Take every line from the first down to the line with "return (x - CX) / RX, (CY - y) / RY" and set it down exactly, without the pictures.

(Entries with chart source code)
--- start ---

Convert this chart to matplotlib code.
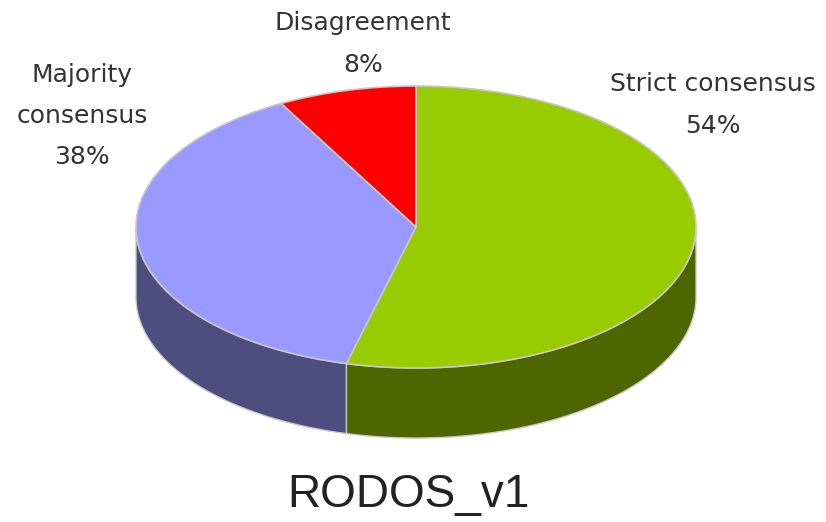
import matplotlib
matplotlib.use('Agg')
import matplotlib.pyplot as plt
import numpy as np

labels = ['Strict consensus', 'Majority\nconsensus', 'Disagreement']
percents = [54, 38, 8]
top_colors = ['#99CC00', '#9999FF', '#FF0000']
side_colors = ['#4D6600', '#4D4D80', '#800000']
title = 'RODOS_v1'

W, H = 826, 522
CX, CY, RX, RY = 416, 227, 280, 141
DEPTH = 70 / RY
EDGE = '#c8c8c8'

plt.rcParams['font.family'] = ['DejaVu Sans']


def px(x, y):
    return (x - CX) / RX, (CY - y) / RY


figure = plt.figure(figsize=(W / 100, H / 100), dpi=100)
ax = figure.add_axes([0, 0, 1, 1])
wedges, _ = ax.pie(percents, startangle=90, counterclock=False, colors=top_colors,
                   wedgeprops=dict(edgecolor=EDGE, linewidth=1.2, zorder=3))
ax.set_aspect('auto')
ax.set_xlim(px(0, 0)[0], px(W, 0)[0])
ax.set_ylim(px(0, H)[1], px(0, 0)[1])
ax.axis('off')

# the rim: the part of each slice's arc that faces the viewer, pushed down by DEPTH
for wedge, color in zip(wedges, side_colors):
    t1, t2 = wedge.theta1 % 360, wedge.theta2 % 360
    if t2 <= t1:
        t2 += 360
    for lo, hi in [(t1, t2), (t1 - 360, t2 - 360)]:
        a, b = max(lo, 180), min(hi, 360)
        if a >= b:
            continue
        t = np.radians(np.linspace(a, b, 120))
        x, y = np.cos(t), np.sin(t)
        ax.fill(np.r_[x, x[::-1]], np.r_[y, y[::-1] - DEPTH], facecolor=color,
                edgecolor=EDGE, linewidth=1.0, zorder=2)

text_kw = dict(ha='center', va='center', fontsize=18, color='#333333', linespacing=1.9)
ax.text(*px(713, 105), f'{labels[0]}\n{percents[0]}%', **text_kw)
ax.text(*px(82, 116), f'{labels[1]}\n{percents[1]}%', **text_kw)
ax.text(*px(363, 44), f'{labels[2]}\n{percents[2]}%', **text_kw)
ax.text(*px(408, 495), title, ha='center', va='center', fontsize=33,
        family=['Liberation Sans', 'DejaVu Sans'], color='#222222')

figure.savefig('out.png', dpi=100)
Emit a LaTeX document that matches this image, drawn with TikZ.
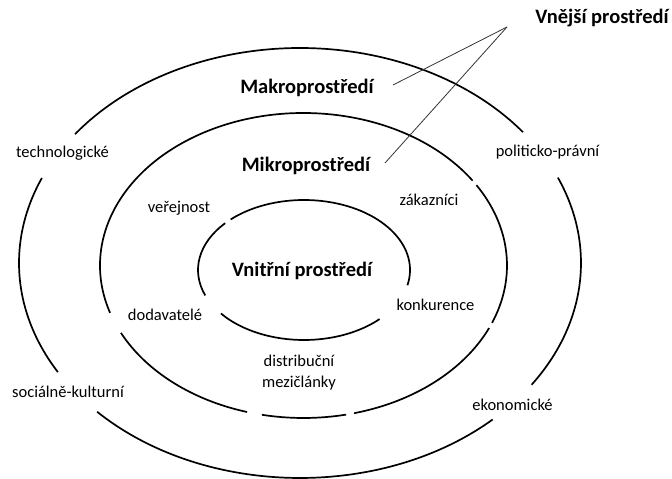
\documentclass[tikz,border=0pt]{standalone}
\usepackage{fontspec}
\setmainfont{Carlito}
\begin{document}
\begin{tikzpicture}[x=1pt,y=1pt,
  ring/.style={line width=1.7pt,black},
  pointer/.style={line width=0.8pt,black!80},
  lbl/.style={font=\fontsize{16.5}{21}\selectfont,inner sep=0pt},
  head/.style={font=\fontsize{20.5}{24}\selectfont\bfseries,inner sep=0pt}]
\useasboundingbox (0,0) rectangle (672,479);
% one broken ring segment: center, start angle, end angle, x radius, y radius
\newcommand\ringseg[5]{\draw[ring] ([shift={(#2:#4pt and #5pt)}]#1) arc[start angle=#2,end angle=#3,x radius=#4pt,y radius=#5pt];}
\coordinate (co) at (300,216);
\coordinate (cm) at (303.5,213.5);
\coordinate (ci) at (304,209);
% outer ring (macro environment)
\ringseg{co}{37.5}{143.2}{281}{215}
\ringseg{co}{156.7}{210.5}{281}{215}
\ringseg{co}{223.8}{313.3}{281}{215}
\ringseg{co}{-34.5}{23.4}{281}{215}
% middle ring (micro environment)
\ringseg{cm}{33.8}{198.1}{203.5}{152.5}
\ringseg{cm}{206.2}{253.9}{203.5}{152.5}
\ringseg{cm}{258.2}{282.1}{203.5}{152.5}
\ringseg{cm}{284.4}{335.8}{203.5}{152.5}
\ringseg{cm}{-22.1}{31.8}{203.5}{152.5}
% inner ring (internal environment)
\ringseg{ci}{-12.6}{133.8}{106}{70}
\ringseg{ci}{138}{201.3}{106}{70}
\ringseg{ci}{218.4}{315.5}{106}{70}
% headings
\node[head] (vnejsi) at (602,461) {Vnější prostředí};
\node[head] (makro) at (307,391) {Makroprostředí};
\node[head] (mikro) at (306,313) {Mikroprostředí};
\node[head] (vnitrni) at (302,208) {Vnitřní prostředí};
% factor labels
\node[lbl] (tech) at (62.5,326) {technologické};
\node[lbl] (soc) at (68,87) {sociálně-kulturní};
\node[lbl] (pol) at (547.5,327) {politicko-právní};
\node[lbl] (eko) at (512.5,74) {ekonomické};
\node[lbl] (ver) at (179,271) {veřejnost};
\node[lbl] (zak) at (429,279) {zákazníci};
\node[lbl] (dod) at (165,164) {dodavatelé};
\node[lbl] (kon) at (435.5,174) {konkurence};
\node[lbl,align=center] (dist) at (299,106.5) {distribuční\\mezičlánky};
% pointer lines from the outer-environment heading
\coordinate (apex) at (507,452);
\coordinate (makroend) at (393,394);
\coordinate (mikroend) at (385,316);
\draw[pointer] (apex) -- (makroend);
\draw[pointer] (apex) -- (mikroend);
\end{tikzpicture}
\end{document}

--- end ---

**OUTPUT OF THE TASK:**
Convert this chart to matplotlib code.
import matplotlib
matplotlib.use('Agg')
import matplotlib.pyplot as plt
import numpy as np

labels = ['Strict consensus', 'Majority\nconsensus', 'Disagreement']
percents = [54, 38, 8]
top_colors = ['#99CC00', '#9999FF', '#FF0000']
side_colors = ['#4D6600', '#4D4D80', '#800000']
title = 'RODOS_v1'

W, H = 826, 522
CX, CY, RX, RY = 416, 227, 280, 141
DEPTH = 70 / RY
EDGE = '#c8c8c8'

plt.rcParams['font.family'] = ['DejaVu Sans']


def px(x, y):
    return (x - CX) / RX, (CY - y) / RY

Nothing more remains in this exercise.